Acts 17:1-9. Paul preaches in Thessalonica
Paul’s desire to reach people to tell them of the amazing love of God for them, knew no bounds. He wanted them to have the same assurance that he had that they could spend eternity in the presence of their loving heavenly Father. Firstly, they had to come to terms with the fact that they were lost and separated from God because of what Adam had done all those centuries before. He turned his back on God and decided to run his life his own way. As a result, sin was introduced into the world and into human nature. God is holy and human beings became sinful. Holiness and sin can have nothing to do with each other, so humanity was eternally separated from God. Human destiny at creation was to live in fellowship with God in His presence for ever but, because of sin (and the author of that sin was Satan), humans exchanged this destiny of heaven for hell – a clear and disastrous choice. When God created the universe, He put laws in place protecting His creation and excluding Satan from corrupting it. When He created humanity, He wanted His finest creation to be made in His image, so He gave humans free will to follow Him or not; Adam’s choice would have an eternal effect on humanity unless a solution could be found.
The laws that God had put in place required that the sinner should die (be separated from God for ever) – each for his or her own sinful nature – unless an entirely sinless person were to die in the place of the sinner. Plainly that could not be another human being. The Bible is clear and states that, “All have sinned and come short of the glory of God“. Romans 3:23. There is absolutely nothing that you or I can do. Our deepest desire is to return to God, so we try to be good. We try to do good things, but all our efforts end in failure because sin is in our nature. We don’t have to try to be sinful. It just comes naturally to us because it is already there. (See 1 John 1:8.)
God was aware of humanity’s problem, so He sent Himself – Jesus, the executive creator of the universe – to be born as a baby, to live an entirely blameless and sinless life so that He could die in our place, the sinless for the sinful, to pay the penalty for sin that the law of God required. (Just waiving the penalty would have been illegal and would have allowed Satan to cry “foul”). Jesus did not just die for the sins of one or two people; He died for the sin of the whole world. He died so that the sinful nature that had been implanted in every man, woman and child could be removed. In order to do that He became sin for us. (See 2 Corinthians 5:20-21.) Additionally, in order for this death in our place to be effective, it had to pay for the sinful nature and therefore every sin (that had ever been committed, that was being committed and that would in the future be committed) of every person who was alive at the time, who had ever been born or who would ever be born in the future. EVERY sin! That is exactly what Jesus did when He chose to go to the cross. He alone understood the enormity of what He was about to do as He prayed in the Garden of Gethsemane, when all of His disciples, even those closest to Him, slept the time away. (Matthew 26:36-39) Humanly, He wanted to avoid the extreme horror of it – being cut off from His Father (for that was the penalty). If only there could be some other way to do this job… but there wasn’t. That was the price to enable humanity to be set free from the consequences of wilful rebellion. (Romans 5:18-20)
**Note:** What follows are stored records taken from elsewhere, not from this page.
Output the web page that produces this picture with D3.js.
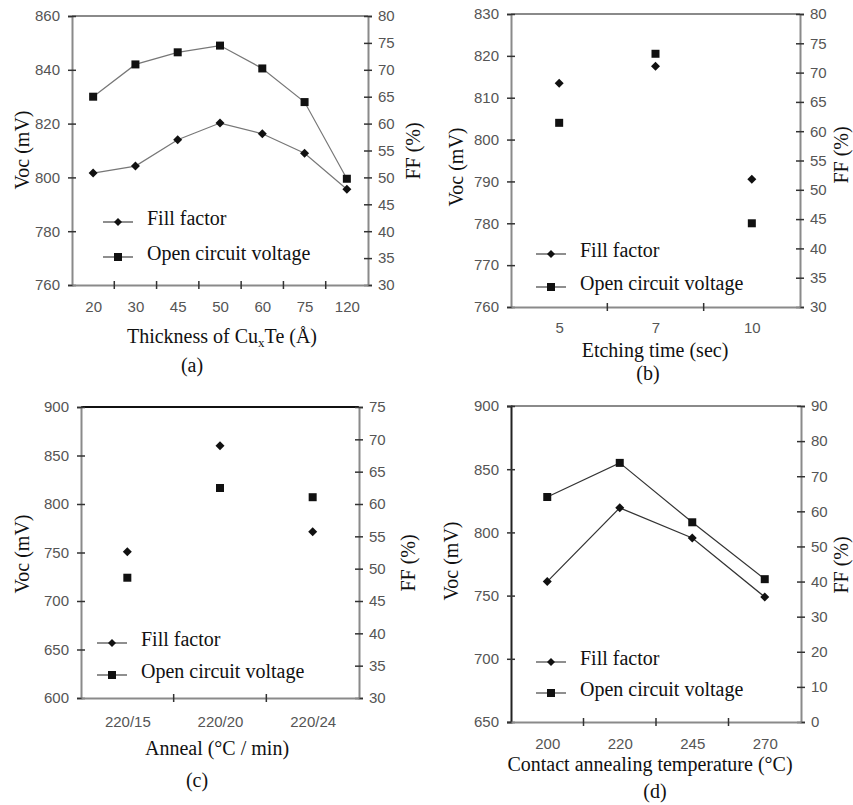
<!DOCTYPE html>
<html>
<head>
<meta charset="utf-8">
<script src="https://cdn.jsdelivr.net/npm/d3@7"></script>
<style>
  body { margin: 0; background: #fff; }
  svg { display: block; }
  .tick-lbl { font-family: "Liberation Sans", Arial, sans-serif; font-size: 15px; fill: #555; }
  .serif { font-family: "Liberation Serif", "Times New Roman", serif; font-size: 20px; fill: #111; }
</style>
</head>
<body>
<svg id="chart" width="853" height="805"></svg>
<script>
// panel (a) thickness of CuxTe
const catsA = ["20", "30", "45", "50", "60", "75", "120"];
const vocA = [830, 842, 846.5, 849, 840.5, 828, 799.5];
const ffA = [50.8, 52.1, 57, 60.1, 58.1, 54.5, 47.8];
const vocTicksA = [760, 780, 800, 820, 840, 860];
const ffTicksA = [30, 35, 40, 45, 50, 55, 60, 65, 70, 75, 80];

// panel (b) etching time
const catsB = ["5", "7", "10"];
const vocB = [804, 820.5, 780];
const ffB = [68.2, 71.1, 51.8];
const vocTicksB = [760, 770, 780, 790, 800, 810, 820, 830];
const ffTicksB = [30, 35, 40, 45, 50, 55, 60, 65, 70, 75, 80];

// panel (c) anneal
const catsC = ["220/15", "220/20", "220/24"];
const vocC = [724, 816.5, 807];
const ffC = [52.6, 69, 55.7];
const vocTicksC = [600, 650, 700, 750, 800, 850, 900];
const ffTicksC = [30, 35, 40, 45, 50, 55, 60, 65, 70, 75];

// panel (d) contact annealing temperature
const catsD = ["200", "220", "245", "270"];
const vocD = [828, 855, 808, 763];
const ffD = [40, 61, 52.4, 35.6];
const vocTicksD = [650, 700, 750, 800, 850, 900];
const ffTicksD = [0, 10, 20, 30, 40, 50, 60, 70, 80, 90];

const LEGEND = ["Fill factor", "Open circuit voltage"];

const panels = [
  { cats: catsA, voc: vocA, ff: ffA, vocTicks: vocTicksA, ffTicks: ffTicksA,
    box: [72, 368, 16, 285], legend: [103, 222, 257], vocLbl: [22, 150], ffLbl: [413, 151],
    tickY: 312, title: [222, 343], tag: [192, 372], tagText: "(a)", connect: true,
    topColor: "#8a8a8a", leftColor: "#8a8a8a", lineColor: "#777" },
  { cats: catsB, voc: vocB, ff: ffB, vocTicks: vocTicksB, ffTicks: ffTicksB,
    box: [511, 800, 14, 307], legend: [536, 254, 287], vocLbl: [456, 167], ffLbl: [841, 155],
    tickY: 333, title: [655, 357], tag: [648, 380], tagText: "(b)", connect: false,
    topColor: "#8a8a8a", leftColor: "#8a8a8a", lineColor: "#777" },
  { cats: catsC, voc: vocC, ff: ffC, vocTicks: vocTicksC, ffTicks: ffTicksC,
    box: [81, 359, 407, 698], legend: [97, 643, 675], vocLbl: [22, 554], ffLbl: [408, 563],
    tickY: 727, title: [217, 755], tag: [197, 787], tagText: "(c)", connect: false,
    topColor: "#111", leftColor: "#8a8a8a", lineColor: "#777" },
  { cats: catsD, voc: vocD, ff: ffD, vocTicks: vocTicksD, ffTicks: ffTicksD,
    box: [511, 801, 406, 722], legend: [536, 662, 693], vocLbl: [451, 561], ffLbl: [841, 565],
    tickY: 749, title: [650, 771], tag: [655, 798], tagText: "(d)", connect: true,
    topColor: "#8a8a8a", leftColor: "#222", lineColor: "#333" },
];

const svg = d3.select("#chart");

function diamond(g, x, y, r) {
  g.append("path")
    .attr("d", `M${x},${y - r}L${x + r},${y}L${x},${y + r}L${x - r},${y}Z`)
    .attr("fill", "#111");
}
function square(g, x, y, s) {
  g.append("rect").attr("x", x - s / 2).attr("y", y - s / 2)
    .attr("width", s).attr("height", s).attr("fill", "#111");
}

function drawPanel(p, idx) {
  const [x0, x1, y0, y1] = p.box;
  const g = svg.append("g").attr("class", "panel-" + idx);

  const band = d3.scaleBand().domain(p.cats).range([x0, x1]);
  const xPos = d3.scalePoint().domain(p.cats).range([x0, x1]).padding(0.5);
  const yV = d3.scaleLinear().domain(d3.extent(p.vocTicks)).range([y1, y0]);
  const yF = d3.scaleLinear().domain(d3.extent(p.ffTicks)).range([y1, y0]);

  // frame
  g.append("line").attr("x1", x0).attr("x2", x1).attr("y1", y0).attr("y2", y0)
    .attr("stroke", p.topColor).attr("stroke-width", 2);

  // left axis (Voc)
  const left = g.append("g").attr("transform", `translate(${x0},0)`)
    .call(d3.axisLeft(yV).tickValues(p.vocTicks).tickSize(4).tickPadding(8));
  left.select(".domain").attr("stroke", p.leftColor).attr("stroke-width", 2);
  left.selectAll(".tick line").attr("x2", -4).attr("x1", 4).attr("stroke", "#333").attr("stroke-width", 1.5);
  left.selectAll(".tick text").attr("class", "tick-lbl");
  left.attr("font-size", null).attr("font-family", null);

  // right axis (FF)
  const right = g.append("g").attr("transform", `translate(${x1},0)`)
    .call(d3.axisRight(yF).tickValues(p.ffTicks).tickSize(4).tickPadding(6));
  right.select(".domain").attr("stroke", "#8a8a8a").attr("stroke-width", 2);
  right.selectAll(".tick line").attr("x1", -4).attr("x2", 4).attr("stroke", "#333").attr("stroke-width", 1.5);
  right.selectAll(".tick text").attr("class", "tick-lbl");
  right.attr("font-size", null).attr("font-family", null);

  // bottom axis
  const bottom = g.append("g").attr("transform", `translate(0,${y1})`)
    .call(d3.axisBottom(xPos).tickSize(0).tickPadding(p.tickY - y1 - 11));
  bottom.select(".domain").attr("stroke", "#8a8a8a").attr("stroke-width", 2);
  bottom.selectAll(".tick text").attr("class", "tick-lbl");
  bottom.attr("font-size", null).attr("font-family", null);
  g.selectAll(".xbound").data(p.cats.slice(1)).join("line")
    .attr("x1", d => band(d)).attr("x2", d => band(d))
    .attr("y1", y1 - 4).attr("y2", y1 + 4)
    .attr("stroke", "#333").attr("stroke-width", 1.5);

  // series lines
  if (p.connect) {
    const lineV = d3.line().x((d, i) => xPos(p.cats[i])).y(d => yV(d));
    const lineF = d3.line().x((d, i) => xPos(p.cats[i])).y(d => yF(d));
    g.append("path").attr("d", lineV(p.voc)).attr("fill", "none").attr("stroke", p.lineColor).attr("stroke-width", 1.2);
    g.append("path").attr("d", lineF(p.ff)).attr("fill", "none").attr("stroke", p.lineColor).attr("stroke-width", 1.2);
  }
  p.voc.forEach((v, i) => square(g, xPos(p.cats[i]), yV(v), 8));
  p.ff.forEach((v, i) => diamond(g, xPos(p.cats[i]), yF(v), 4.5));

  // legend
  const [lx, ly1, ly2] = p.legend;
  [ly1, ly2].forEach((ly, k) => {
    g.append("line").attr("x1", lx).attr("x2", lx + 30).attr("y1", ly).attr("y2", ly)
      .attr("stroke", "#444").attr("stroke-width", 1.2);
    if (k === 0) diamond(g, lx + 15, ly, 4);
    else square(g, lx + 15, ly, 8);
    g.append("text").attr("class", "serif").attr("x", lx + 44).attr("y", ly + 3)
      .text(LEGEND[k]);
  });

  // axis titles
  g.append("text").attr("class", "serif")
    .attr("transform", `translate(${p.vocLbl[0]},${p.vocLbl[1]}) rotate(-90)`)
    .attr("text-anchor", "middle").attr("dominant-baseline", "central").text("Voc (mV)");
  g.append("text").attr("class", "serif")
    .attr("transform", `translate(${p.ffLbl[0]},${p.ffLbl[1]}) rotate(-90)`)
    .attr("text-anchor", "middle").attr("dominant-baseline", "central").text("FF (%)");

  g.append("text").attr("class", "serif").attr("x", p.tag[0]).attr("y", p.tag[1])
    .attr("text-anchor", "middle").text(p.tagText);
  return g;
}

const gs = panels.map(drawPanel);

// x-axis titles
const tA = gs[0].append("text").attr("class", "serif").attr("x", panels[0].title[0]).attr("y", panels[0].title[1])
  .attr("text-anchor", "middle");
tA.append("tspan").text("Thickness of Cu");
tA.append("tspan").attr("font-size", "13px").attr("dy", 4).text("x");
tA.append("tspan").attr("dy", -4).text("Te (Å)");

gs[1].append("text").attr("class", "serif").attr("x", panels[1].title[0]).attr("y", panels[1].title[1])
  .attr("text-anchor", "middle").text("Etching time (sec)");
gs[2].append("text").attr("class", "serif").attr("x", panels[2].title[0]).attr("y", panels[2].title[1])
  .attr("text-anchor", "middle").text("Anneal (°C / min)");
gs[3].append("text").attr("class", "serif").attr("x", panels[3].title[0]).attr("y", panels[3].title[1])
  .attr("text-anchor", "middle").attr("font-size", "19px").text("Contact annealing temperature (°C)");
</script>
</body>
</html>
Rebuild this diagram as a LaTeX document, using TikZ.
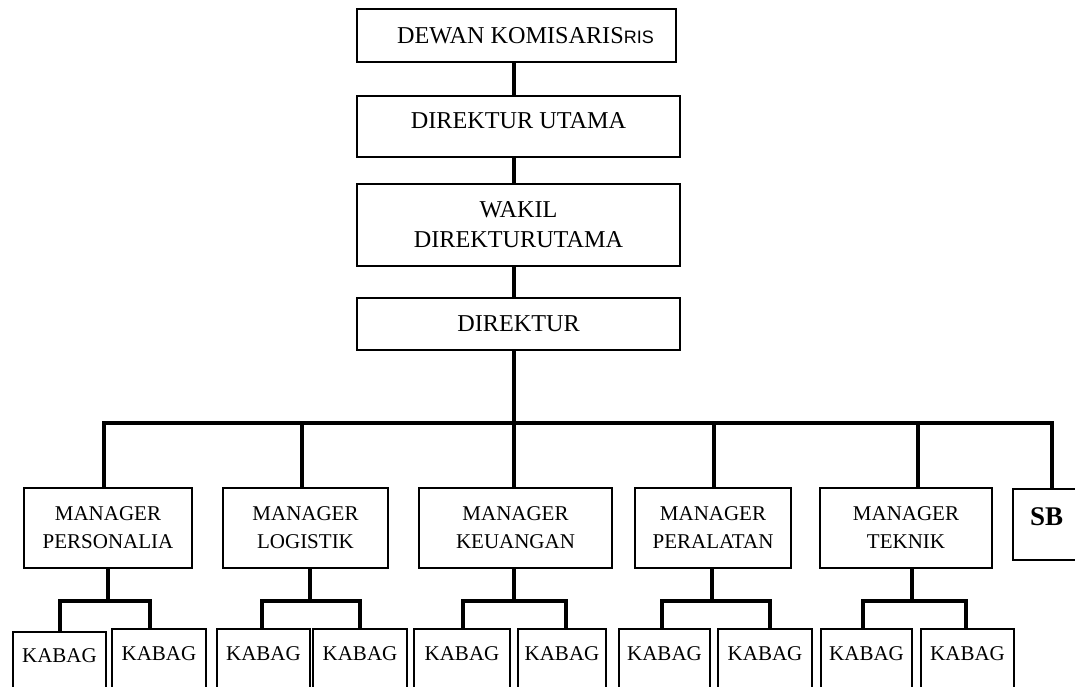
\documentclass[tikz,border=0pt]{standalone}
\usepackage{fontspec}
\setmainfont{Liberation Serif}
\newfontfamily\risfont{Liberation Sans}
\begin{document}
\begin{tikzpicture}[x=1pt,y=-1pt,
  box/.style={draw, line width=2.8pt, rectangle, inner sep=0pt, align=center},
  topf/.style={font=\fontsize{24.2}{30}\selectfont},
  manf/.style={font=\fontsize{21}{28}\selectfont},
  kab/.style={box, manf, minimum height=71pt, text depth=21pt},
  link/.style={line width=4pt}]
\useasboundingbox (0,0) rectangle (1075,687);
\clip (0,0) rectangle (1075,687);

% top chain
\node[box,topf,minimum width=319pt,minimum height=53pt] (dk) at (516.5,35.5)
  {\hspace*{18pt}DEWAN KOMISARIS{\risfont\fontsize{18}{20}\selectfont RIS}};
\node[box,topf,minimum width=323pt,minimum height=61pt,text depth=12pt] (du) at (518.5,126.5) {DIREKTUR UTAMA};
\node[box,topf,minimum width=323pt,minimum height=82pt] (wk) at (518.5,225) {WAKIL\\DIREKTURUTAMA};
\node[box,topf,minimum width=323pt,minimum height=52pt] (dr) at (518.5,324) {DIREKTUR};

% managers
\node[box,manf,minimum width=168pt,minimum height=80pt] (m1) at (108,528) {MANAGER\\PERSONALIA};
\node[box,manf,minimum width=165pt,minimum height=80pt] (m2) at (305.5,528) {MANAGER\\LOGISTIK};
\node[box,manf,minimum width=193pt,minimum height=80pt] (m3) at (515.5,528) {MANAGER\\KEUANGAN};
\node[box,manf,minimum width=156pt,minimum height=80pt] (m4) at (713,528) {MANAGER\\PERALATAN};
\node[box,manf,minimum width=172pt,minimum height=80pt] (m5) at (906,528) {MANAGER\\TEKNIK};
\node[box,font=\fontsize{27}{30}\selectfont\bfseries,minimum width=67pt,minimum height=71pt,text depth=15pt] (sb) at (1046.5,524.5) {SB};

% kabag
\node[kab,minimum width=93pt,minimum height=68pt] (ka1) at (59.5,666) {KABAG};
\node[kab,minimum width=94pt] (kb1) at (159,664.5) {KABAG};
\node[kab,minimum width=93pt] (ka2) at (263.5,664.5) {KABAG};
\node[kab,minimum width=94pt] (kb2) at (360,664.5) {KABAG};
\node[kab,minimum width=96pt] (ka3) at (462,664.5) {KABAG};
\node[kab,minimum width=88pt] (kb3) at (562,664.5) {KABAG};
\node[kab,minimum width=91pt] (ka4) at (664.5,664.5) {KABAG};
\node[kab,minimum width=94pt] (kb4) at (765,664.5) {KABAG};
\node[kab,minimum width=91pt] (ka5) at (866.5,664.5) {KABAG};
\node[kab,minimum width=93pt] (kb5) at (967.5,664.5) {KABAG};

% coordinates
\coordinate (ax) at (514,0);
\coordinate (b1) at (104,423);
\coordinate (b2) at (302,423);
\coordinate (b3) at (514,423);
\coordinate (b4) at (714,423);
\coordinate (b5) at (918,423);
\coordinate (b6) at (1052,423);
\coordinate (j1) at (108,601); \coordinate (l1) at (60,601);  \coordinate (r1) at (150,601);
\coordinate (j2) at (310,601); \coordinate (l2) at (262,601); \coordinate (r2) at (360,601);
\coordinate (j3) at (514,601); \coordinate (l3) at (463,601); \coordinate (r3) at (566,601);
\coordinate (j4) at (712,601); \coordinate (l4) at (662,601); \coordinate (r4) at (770,601);
\coordinate (j5) at (912,601); \coordinate (l5) at (863,601); \coordinate (r5) at (966,601);

% connectors
\draw[link] (ax |- dk.south) -- (ax |- du.north);
\draw[link] (ax |- du.south) -- (ax |- wk.north);
\draw[link] (ax |- wk.south) -- (ax |- dr.north);
\draw[link] (ax |- dr.south) -- (b3);
\draw[link] (b1 |- m1.north) -- (b1) -- (b6) -- (b6 |- sb.north);
\foreach \i in {2,...,5} {\draw[link] (b\i) -- (b\i |- m\i.north);}
\foreach \i in {1,...,5} {
  \draw[link] (j\i |- m\i.south) -- (j\i);
  \draw[link] (l\i |- ka\i.north) -- (l\i) -- (r\i) -- (r\i |- kb\i.north);
}
\end{tikzpicture}
\end{document}
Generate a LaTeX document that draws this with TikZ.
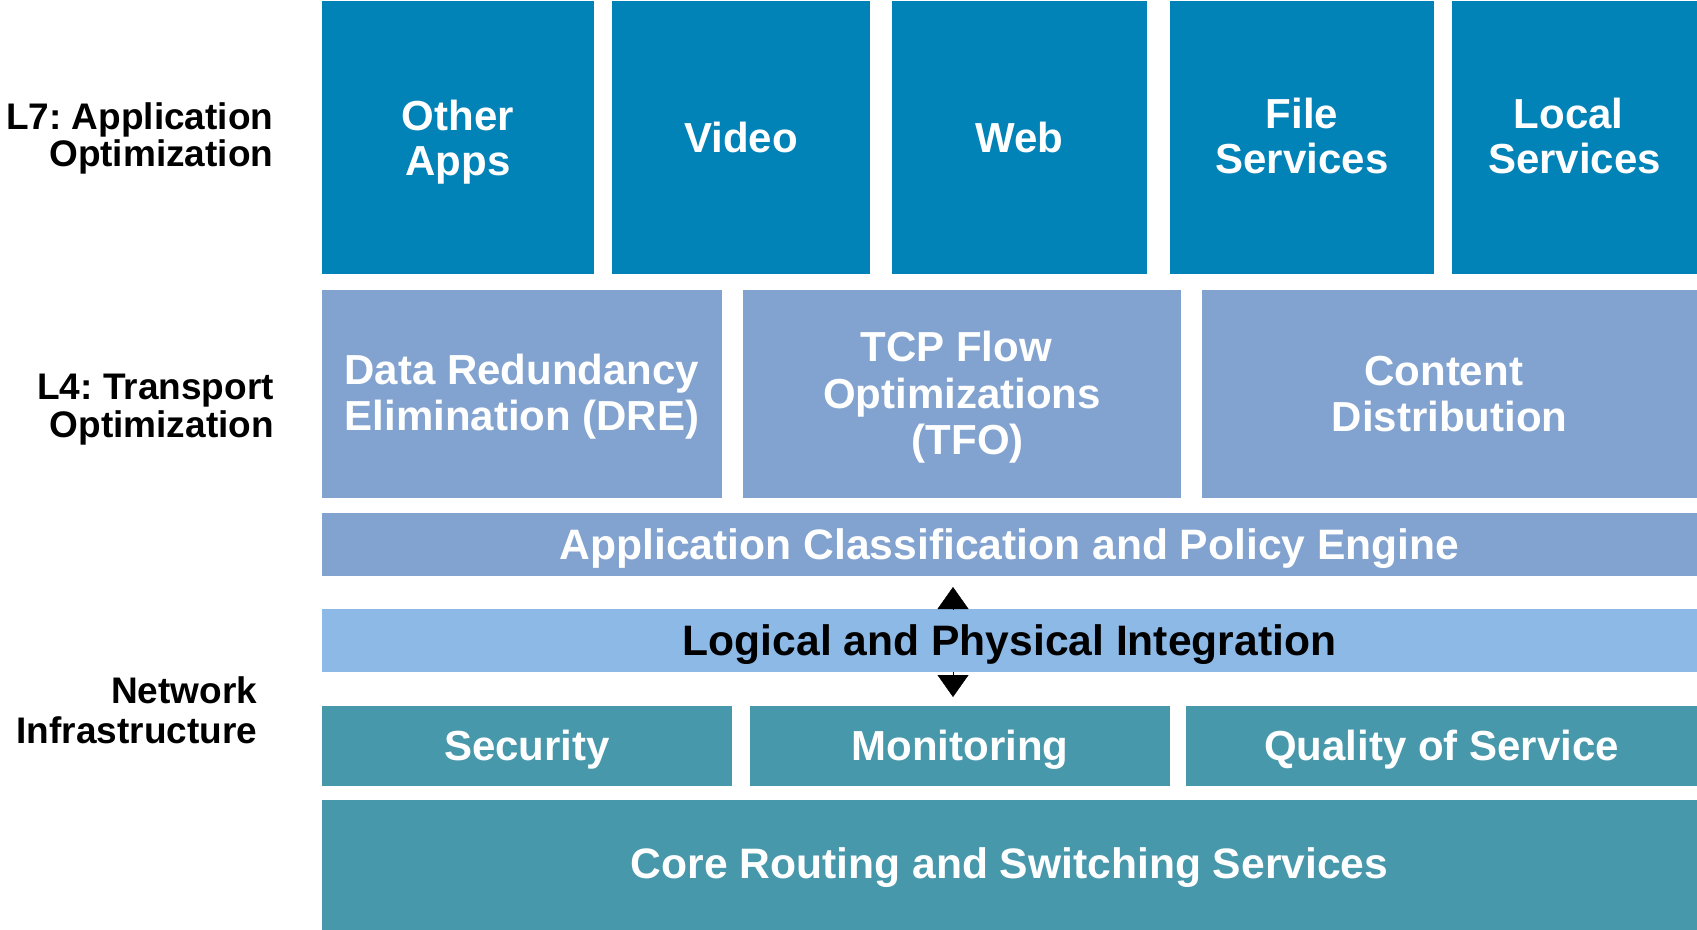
\documentclass[tikz,border=0pt]{standalone}
\usepackage{fontspec}
\setmainfont{Liberation Sans}
\usetikzlibrary{arrows.meta}
\frenchspacing
\definecolor{appblue}{HTML}{0283B8}
\definecolor{trpblue}{HTML}{82A3CF}
\definecolor{intblue}{HTML}{8DB9E6}
\definecolor{netteal}{HTML}{4898AC}
\tikzset{
  box/.style={draw=none, inner sep=0pt, outer sep=0pt, rectangle},
  txt/.style={font=\bfseries\fontsize{42}{45.5}\selectfont, text=white, align=center, inner sep=0pt, anchor=base},
  wide/.style={font=\bfseries\fontsize{42.6}{45.5}\selectfont},
  side/.style={font=\bfseries\fontsize{37}{38}\selectfont, text=black, align=right, inner sep=0pt, anchor=base east},
  tipline/.style={line width=0.4pt, black, -{Triangle[length=22pt,width=31pt]}}
}
\begin{document}
\begin{tikzpicture}[x=1pt,y=-1pt]
\useasboundingbox (0,0) rectangle (1697,929);
% row 1
\node[box, fill=appblue, minimum width=272pt, minimum height=273pt] (oth) at (458,137.5) {};
\node[box, fill=appblue, minimum width=258pt, minimum height=273pt] (vid) at (741,137.5) {};
\node[box, fill=appblue, minimum width=255pt, minimum height=273pt] (web) at (1019.5,137.5) {};
\node[box, fill=appblue, minimum width=264pt, minimum height=273pt] (fil) at (1302,137.5) {};
\node[box, fill=appblue, minimum width=245pt, minimum height=273pt] (loc) at (1574.5,137.5) {};
% row 2
\node[box, fill=trpblue, minimum width=400pt, minimum height=208pt] (dre) at (522,394) {};
\node[box, fill=trpblue, minimum width=438pt, minimum height=208pt] (tfo) at (962,394) {};
\node[box, fill=trpblue, minimum width=495pt, minimum height=208pt] (cd) at (1449.5,394) {};
% row 3, 4
\node[box, fill=trpblue, minimum width=1375pt, minimum height=63pt] (acpe) at (1009.5,544.5) {};
\node[box, fill=intblue, minimum width=1375pt, minimum height=63pt] (lpi) at (1009.5,640.5) {};
% row 5
\node[box, fill=netteal, minimum width=410pt, minimum height=80pt] (sec) at (527,746) {};
\node[box, fill=netteal, minimum width=420pt, minimum height=80pt] (mon) at (960,746) {};
\node[box, fill=netteal, minimum width=511pt, minimum height=80pt] (qos) at (1441.5,746) {};
% row 6
\node[box, fill=netteal, minimum width=1375pt, minimum height=130pt] (core) at (1009.5,865) {};

% texts (base anchor = baseline of the last line)
\node[txt] (othT) at (458,175.5) {Other\\Apps};
\node[txt] (vidT) at (741,152.3) {Video};
\node[txt] (webT) at (1019.5,152.3) {Web};
\node[txt] (filT) at (1302,173.5) {File\\Services};
\node[txt] (locT) at (1574.5,173.5) {Local\kern.278em\\Services};

\node[txt, font=\bfseries\fontsize{42}{46.7}\selectfont] (dreT) at (522,430.7) {Data Redundancy\\Elimination (DRE)};
\node[txt, font=\bfseries\fontsize{42}{46.5}\selectfont] (tfoT) at (962,454.7) {TCP Flow\kern.278em\\Optimizations\\\kern.278em(TFO)};
\node[txt, font=\bfseries\fontsize{42}{46}\selectfont] (cdT) at (1449.5,431) {Content\kern.278em\\Distribution};

\node[txt, wide] (acpeT) at (1009.5,559.3) {Application Classification and Policy Engine};
\node[txt, wide, text=black] (lpiT) at (1009.5,655) {Logical and Physical Integration};

\node[txt] (secT) at (527,760) {Security};
\node[txt] (monT) at (960,760) {Monitoring};
\node[txt] (qosT) at (1441.5,760) {Quality of Service};
\node[txt, wide] (coreT) at (1009.5,878.3) {Core Routing and Switching Services};

% side labels
\node[side, font=\bfseries\fontsize{37}{37.5}\selectfont] (l7) at (273.5,166.6) {L7: Application\\Optimization};
\node[side, font=\bfseries\fontsize{37}{38}\selectfont] (l4) at (274,437.1) {L4: Transport\\Optimization};
\node[side, font=\bfseries\fontsize{37}{40}\selectfont] (net) at (257.3,743) {Network\\Infrastructure};

% arrows
\coordinate (ax) at (953,0);
\draw[tipline, shorten >=11pt] (lpi.north -| ax) -- (acpe.south -| ax);
\draw[tipline, shorten >=9pt] (lpi.south -| ax) -- (sec.north -| ax);
\end{tikzpicture}
\end{document}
Jesus’ death on the cross (followed by His body being placed in the tomb) was not the end of the matter. Three days later, He rose from the dead. The stone that covered the mouth to the tomb was rolled away and the tomb was empty. Jesus had risen! This was not just a miracle. Rather, it was the celebration of the victory of what had happened at the cross. Satan was defeated. He no longer has the keys to death and hell. The victory over the grave is complete. Eternal life is available to all who want to accept what Jesus has done for them. Now there is just one thing left to do: literally to accept the free gift of God for you. (Romans 6:23)
Just like any gift, it needs to be received, accepted, opened and used. So what do we need to do about that? Firstly, we must recognise that we need this gift of salvation. These three steps help to make it easy to understand the process. We may want to really get to grips with God in one or more areas. So, let’s open it! Even if we already believe we are a Christian, it is always helpful to review our position.
1. We need to agree with God that we are sinful – we have chosen to go our own way – and to tell Him that we are sorry for doing it (this is confessing our sins – that is agreeing with God that we are sinful).
2. Then we need to tell Him that we want to turn away from our sinful nature – that’s a 180o turn – and go in the opposite direction (this is repentance – being sorry and turning away from our sins).
3. Finally, we need to thank Him for providing the payment in full for our sinfulness – separation from God – the sacrifice of Jesus on the cross at Calvary, and to ask Him to come and live in us and to take control of our lives enabling us to live as He would like us to and not as we have so selfishly done so far.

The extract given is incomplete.